Therefore, the guiding column 4212c or the guiding frame may play a guiding role, ensuring that the elastic force of the elastic element 41 does not deviate, and improving the stability of the operating force of the rocker device 10. The abutting block 4211c may be disposed on a side surface of the guiding column 4212c away from the second end 32. Alternatively, the abutting block 4211c may be located on a side surface of the guiding frame away from the second end 32.

In some embodiments, a driving part 4224c is disposed on a side surface of the driving element away from the third adjusting element 421c. The driving part 4224c drives the driving element to move, so that the driving element acts on the third adjusting element 421c. The specific structure of the driving part 4224c is not limited, as long as the driving part 4224c may drive the driving element to move.

Referring also to FIGS. 1, 2, 7, 9, 10, and 12. In some embodiments, the rocker device 10 includes a rocker arm assembly 2 and a rocker 21, and the rocker 21 is disposed on the rocker arm assembly 2. The rocker 21 may be disassembled or fixed to the rocker arm assembly 2. In some embodiments, the rocker 21 is fixedly connected to the rocker arm assembly 2. When the user operates the rocker 21, the rocker arm assembly 2 rotates with a tilting operation of the rocker 21, to meet the rotation requirements of the rocker 21 in different directions and angles.

In some embodiments, the rocker arm assembly 2 includes a first rocker arm 22, a second rocker arm 23, and the rocker 21. The pressing part 211 is disposed on an end of the first rocker arm 22 facing towards the deviating element 3. The first rocker arm 22 may rotate relative to the second rocker arm 23 along a first direction X. The second rocker arm 23 may rotate relative to the supporting base 1 along a second direction Y The first rocker arm 22 rotates with the rotation of the second rocker arm 23. The first direction X and the second direction Y are disposed orthogonally. By the above mode, the first rocker arm 22 and the second rocker arm 23 may rotate around a common center along the first direction X or the second direction Y.

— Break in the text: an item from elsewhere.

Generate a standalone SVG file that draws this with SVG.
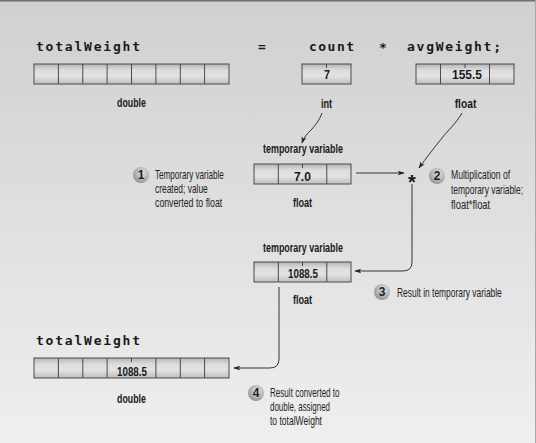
<svg xmlns="http://www.w3.org/2000/svg" width="536" height="443" viewBox="0 0 536 443">
<style>
.code{font-family:"DejaVu Sans Mono","Liberation Mono",monospace;font-weight:bold;font-size:13px;fill:#1a1a1a}
.lbl{font-family:"Liberation Sans Narrow","Liberation Sans",Arial,sans-serif;font-size:13px;font-weight:bold;fill:#1a1a1a;text-anchor:middle}
.num{font-family:"Liberation Sans Narrow","Liberation Sans",Arial,sans-serif;font-size:13.5px;font-weight:bold;fill:#1a1a1a;text-anchor:middle}
.note{font-family:"Liberation Sans Narrow","Liberation Sans",Arial,sans-serif;font-size:12.5px;fill:#1e1e1e}
.badge{font-family:"Liberation Sans",Arial,sans-serif;font-size:12px;font-weight:bold;fill:#1e1e1e;text-anchor:middle}
.box{fill:url(#cell);stroke:#4a4a4a;stroke-width:1}
.sep{stroke:#4a4a4a;stroke-width:1}
.tick{stroke:#4a4a4a;stroke-width:1}
.circ{fill:url(#ball)}
.conn{fill:none;stroke:#333;stroke-width:1;marker-end:url(#ah)}
</style>
<defs>
<linearGradient id="bg" x1="0" y1="0" x2="0" y2="1">
<stop offset="0" stop-color="#d0d0d0"/>
<stop offset="1" stop-color="#efefef"/>
</linearGradient>
<linearGradient id="cell" x1="0" y1="0" x2="0" y2="1">
<stop offset="0" stop-color="#b3b3b3"/>
<stop offset="0.3" stop-color="#dcdcdc"/>
<stop offset="0.6" stop-color="#e3e3e3"/>
<stop offset="1" stop-color="#bfbfbf"/>
</linearGradient>
<radialGradient id="ball" cx="0.6" cy="0.35" r="0.7">
<stop offset="0" stop-color="#e2e2e2"/>
<stop offset="0.6" stop-color="#b4b4b4"/>
<stop offset="1" stop-color="#8f8f8f"/>
</radialGradient>
<marker id="ah" viewBox="0 0 10 10" refX="9" refY="5" markerWidth="7" markerHeight="7" markerUnits="userSpaceOnUse" orient="auto">
<path d="M0,1.5 L10,5 L0,8.5 L2.5,5 Z" fill="#222"/>
</marker>
</defs>
<rect x="0" y="0" width="536" height="443" fill="url(#bg)"/>
<line x1="0" y1="0.8" x2="536" y2="0.8" stroke="#6e6e6e" stroke-width="1.6"/>
<line x1="535.5" y1="0" x2="535.5" y2="443" stroke="#a8a8a8" stroke-width="1"/>

<g id="node-totalWeight">
<text class="code" x="36" y="51" textLength="104" lengthAdjust="spacing">totalWeight</text>
<rect class="box" x="34" y="64" width="195" height="20"/>
<path class="sep" d="M58.4,64V84M82.8,64V84M107.1,64V84M131.5,64V84M155.9,64V84M180.3,64V84M204.6,64V84"/>
<text class="lbl" transform="matrix(0.8 0 0 1 131.5 107)" textLength="36" lengthAdjust="spacingAndGlyphs">double</text>
</g>

<g id="op-assign">
<text class="code" x="262" y="51" text-anchor="middle">=</text>
</g>

<g id="node-count">
<text class="code" x="309" y="51" textLength="45" lengthAdjust="spacing">count</text>
<rect class="box" x="302" y="64" width="49" height="20"/>
<line class="tick" x1="326.5" y1="64" x2="326.5" y2="68"/>
<text class="num" transform="matrix(0.8 0 0 1 327 79)">7</text>
<text class="lbl" transform="matrix(0.8 0 0 1 326.5 107.5)" textLength="14" lengthAdjust="spacingAndGlyphs">int</text>
</g>

<g id="op-mult">
<text class="code" x="383" y="52" text-anchor="middle" font-size="15">*</text>
</g>

<g id="node-avgWeight">
<text class="code" x="407" y="51" textLength="94" lengthAdjust="spacing">avgWeight;</text>
<rect class="box" x="416" y="64" width="98" height="20"/>
<path class="sep" d="M440.5,64V84M489.5,64V84"/>
<line class="tick" x1="465" y1="64" x2="465" y2="68"/>
<text class="num" transform="matrix(0.8 0 0 1 467 79)" textLength="37.5" lengthAdjust="spacingAndGlyphs">155.5</text>
<text class="lbl" transform="matrix(0.8 0 0 1 465.5 107.5)" textLength="27" lengthAdjust="spacingAndGlyphs">float</text>
</g>

<g id="node-temp1">
<text class="lbl" transform="matrix(0.8 0 0 1 303 153)" textLength="100" lengthAdjust="spacingAndGlyphs">temporary variable</text>
<rect class="box" x="254" y="164" width="97" height="20"/>
<path class="sep" d="M278.3,164V184M326.8,164V184"/>
<line class="tick" x1="302.5" y1="164" x2="302.5" y2="168"/>
<text class="num" transform="matrix(0.8 0 0 1 302.5 180.5)" textLength="21" lengthAdjust="spacingAndGlyphs">7.0</text>
<text class="lbl" transform="matrix(0.8 0 0 1 302.5 207)" textLength="24" lengthAdjust="spacingAndGlyphs">float</text>
</g>

<g id="op-product">
<text x="412" y="189" text-anchor="middle" font-family="Liberation Sans, Arial, sans-serif" font-weight="bold" font-size="20" fill="#1a1a1a">*</text>
</g>

<g id="node-temp2">
<text class="lbl" transform="matrix(0.8 0 0 1 303 252)" textLength="100" lengthAdjust="spacingAndGlyphs">temporary variable</text>
<rect class="box" x="254" y="262" width="97" height="20"/>
<path class="sep" d="M278.3,262V282M326.8,262V282"/>
<line class="tick" x1="302.5" y1="262" x2="302.5" y2="266"/>
<text class="num" transform="matrix(0.8 0 0 1 303 277.5)" textLength="37.5" lengthAdjust="spacingAndGlyphs">1088.5</text>
<text class="lbl" transform="matrix(0.8 0 0 1 302.5 304)" textLength="24" lengthAdjust="spacingAndGlyphs">float</text>
</g>

<g id="node-result">
<text class="code" x="36" y="345" textLength="104" lengthAdjust="spacing">totalWeight</text>
<rect class="box" x="34" y="358" width="195" height="20"/>
<path class="sep" d="M58.4,358V378M82.8,358V378M107.1,358V378M155.9,358V378M180.3,358V378M204.6,358V378"/>
<line class="tick" x1="131.5" y1="358" x2="131.5" y2="362"/>
<text class="num" transform="matrix(0.8 0 0 1 132 375.5)" textLength="37.5" lengthAdjust="spacingAndGlyphs">1088.5</text>
<text class="lbl" transform="matrix(0.8 0 0 1 131.5 403)" textLength="36" lengthAdjust="spacingAndGlyphs">double</text>
</g>

<g id="note-1">
<circle class="circ" cx="141" cy="175" r="8"/>
<text class="badge" x="141" y="179.3">1</text>
<text class="note" transform="matrix(0.8 0 0 1 155 179)" textLength="86" lengthAdjust="spacingAndGlyphs">Temporary variable</text>
<text class="note" transform="matrix(0.8 0 0 1 155 193)" textLength="66" lengthAdjust="spacingAndGlyphs">created; value</text>
<text class="note" transform="matrix(0.8 0 0 1 155 207)" textLength="84" lengthAdjust="spacingAndGlyphs">converted to float</text>
</g>

<g id="note-2">
<circle class="circ" cx="437" cy="176" r="8"/>
<text class="badge" x="437" y="180.3">2</text>
<text class="note" transform="matrix(0.8 0 0 1 451 179)" textLength="74" lengthAdjust="spacingAndGlyphs">Multiplication of</text>
<text class="note" transform="matrix(0.8 0 0 1 451 194)" textLength="90" lengthAdjust="spacingAndGlyphs">temporary variable;</text>
<text class="note" transform="matrix(0.8 0 0 1 451 209)" textLength="49" lengthAdjust="spacingAndGlyphs">float*float</text>
</g>

<g id="note-3">
<circle class="circ" cx="382" cy="292" r="8"/>
<text class="badge" x="382" y="296.3">3</text>
<text class="note" transform="matrix(0.8 0 0 1 397 297)" textLength="131" lengthAdjust="spacingAndGlyphs">Result in temporary variable</text>
</g>

<g id="note-4">
<circle class="circ" cx="256" cy="393" r="8"/>
<text class="badge" x="256" y="397.3">4</text>
<text class="note" transform="matrix(0.8 0 0 1 270 397)" textLength="87" lengthAdjust="spacingAndGlyphs">Result converted to</text>
<text class="note" transform="matrix(0.8 0 0 1 270 411)" textLength="75" lengthAdjust="spacingAndGlyphs">double, assigned</text>
<text class="note" transform="matrix(0.8 0 0 1 270 425)" textLength="65" lengthAdjust="spacingAndGlyphs">to totalWeight</text>
</g>

<g id="connectors">
<path class="conn" d="M322,113 C319,121 316,124 312,129 C307,134 304,137 302,143"/>
<path class="conn" d="M462,113 C455,125 448,130 442,138 C434,148 426,158 419,168"/>
<path class="conn" d="M356,173 H404"/>
<path class="conn" d="M412,184 V262 Q412,271 403,271 H355"/>
<path class="conn" d="M279,287 V359 Q279,368 270,368 H234"/>
</g>
</svg>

In some embodiments, the second rocker arm 23 defines an installing chamber 233 with an opening. Two opposite ends of the first rocker arm 22 rotate in the installing chamber 233, so that the first rocker arm 22 rotates relative to the second rocker arm 23 along the first direction X. The opening is configured to allow the rocker 21 to pass through.

In some embodiments, the rocker 21 includes a connecting part 212. The connecting part 212 is connected to an end of the first rocker arm 22 away from the deviating element 3. The connecting part 212 and the pressing part 211 are respectively disposed opposite to each other on an upper end and a lower end of the first rocker arm 22. The connecting part 212 may be disassembled or fixed to the first rocker arm 22. The connecting part 212 protrudes from the surface of the second rocker arm 23 through the opening. The connecting part 212 and the pressing part 211 of the rocker 21 are integrated onto the first rocker arm 22, which facilitates the rocker arm assembly 2 to move, reducing rotational friction, and reducing assembly elements. In addition, the connecting part 212 facilitates the subsequent installation of structures such as handles or related shells, which is not limited.

In some embodiments, each of two ends of the first rocker arm 22 is provided with a first fixing shaft 221. The first rocker arm 22 rotates relative to the second rocker arm 23 through the first fixing shaft 221, reducing the frictional resistance between the first rocker arm 22 and the second rocker arm 23. Each of two ends of the second rocker arm 23 is provided with a second fixing shaft 231. The second rocker arm 23 rotates relative to the supporting base 1 through the second fixing shaft 231, reducing the frictional resistance between the second rocker arm 23 and the supporting base 1. By disposing the first fixing shaft 221 and the second fixing shaft 231, the friction resistance between the rocker arm assembly 2 and the supporting base 1 may be reduced, thereby making the reset of rocker 21 more accurate and reducing the possibility of expanding the dead zone of rocker 21.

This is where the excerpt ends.